Oram felt that the WB have over the years failed to play their role and deliver the recognition the sport deserves.

Part of it was the WB’s failure to get bowling included in the Olympics. Bowling came close to making the Tokyo Games after it made the shortlist of eight sports to be considered.

However, it failed to make the final list losing to skateboarding, surfing, karate, sport climbing and baseball.

Bowling was played at the Olympics during the 1988 Seoul Games as a demonstration sport.

“Ours is not merely a change in name but a change in the way the International Bowling Federation will fulfil their mission and interact with all stakeholders, ” said Oram in an open letter.

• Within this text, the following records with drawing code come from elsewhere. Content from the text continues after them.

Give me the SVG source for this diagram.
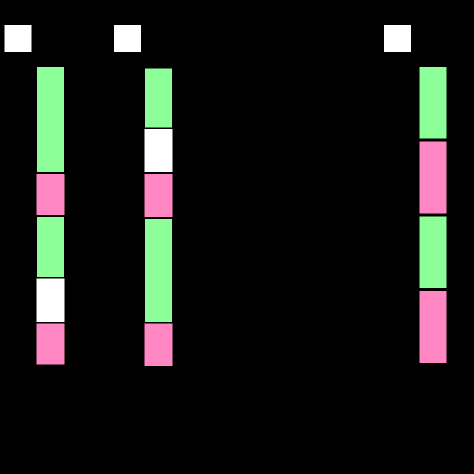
<svg xmlns="http://www.w3.org/2000/svg" width="474" height="474" viewBox="0 0 474 474">
<style>
.w{fill:#ffffff;stroke:#000;stroke-width:1}
.g{fill:#8cff98;stroke:#000;stroke-width:1}
.p{fill:#ff88c4;stroke:#000;stroke-width:1}
</style>
<rect x="0" y="0" width="474" height="474" fill="#000"/>
<g id="label1"><rect class="w" x="4" y="24.5" width="28" height="28"/></g>
<g id="label2"><rect class="w" x="113.5" y="24.5" width="28" height="28"/></g>
<g id="label3"><rect class="w" x="383.5" y="24.5" width="28" height="28"/></g>
<g id="col1">
<rect class="g" x="36.5" y="66.5" width="28" height="106"/>
<rect class="p" x="36" y="173.5" width="29" height="42"/>
<rect class="g" x="36.5" y="216.5" width="28" height="61"/>
<rect class="w" x="36" y="278" width="29" height="44.5"/>
<rect class="p" x="36" y="323" width="29" height="42"/>
</g>
<g id="col2">
<rect class="g" x="144.5" y="68" width="28" height="60"/>
<rect class="w" x="144" y="128.5" width="29" height="44"/>
<rect class="p" x="144" y="173.5" width="29" height="44"/>
<rect class="g" x="144.5" y="218.5" width="28" height="104"/>
<rect class="p" x="144" y="323" width="29" height="43.5"/>
</g>
<g id="col3">
<rect class="g" x="419" y="66.5" width="28" height="72.5"/>
<rect class="p" x="419" y="141" width="28" height="73"/>
<rect class="g" x="419" y="216" width="28" height="72.5"/>
<rect class="p" x="419" y="290.5" width="28" height="73"/>
</g>
<g id="connectors"></g>
</svg>
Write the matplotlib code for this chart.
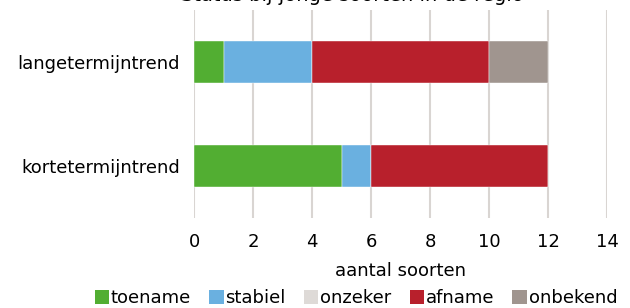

“Historically many decisions were made, not at international level but at national level. This was a failing on behalf of the international governing body.

“With the renewed ambition of positioning bowling in the world’s biggest multi-sport games, it is imperative for the international body to have ownership and be accountable across all areas.

“Numerous failed Olympic bids, the most recent, Tokyo 2020 and Paris 2024 but many before, have never brought about the necessary soul searching and deep dive into why the sport was rejected.

“It was never concluded that maybe we were doing this all wrong, only that rejection was the fault of someone else.

“I have heard for the past year from many that the sport would have changed if included in the Olympic Games.

“This is a flawed vision. We must change to reflect the scale of bowling and the true global representation of the sport. Evidence, fact not fiction.

“An Olympic bid should not be a rescue strategy for a sport.

“An Olympic bid should be an enhancement of a vision for success that is shared from proprietors to administrators to athletes and volunteers.”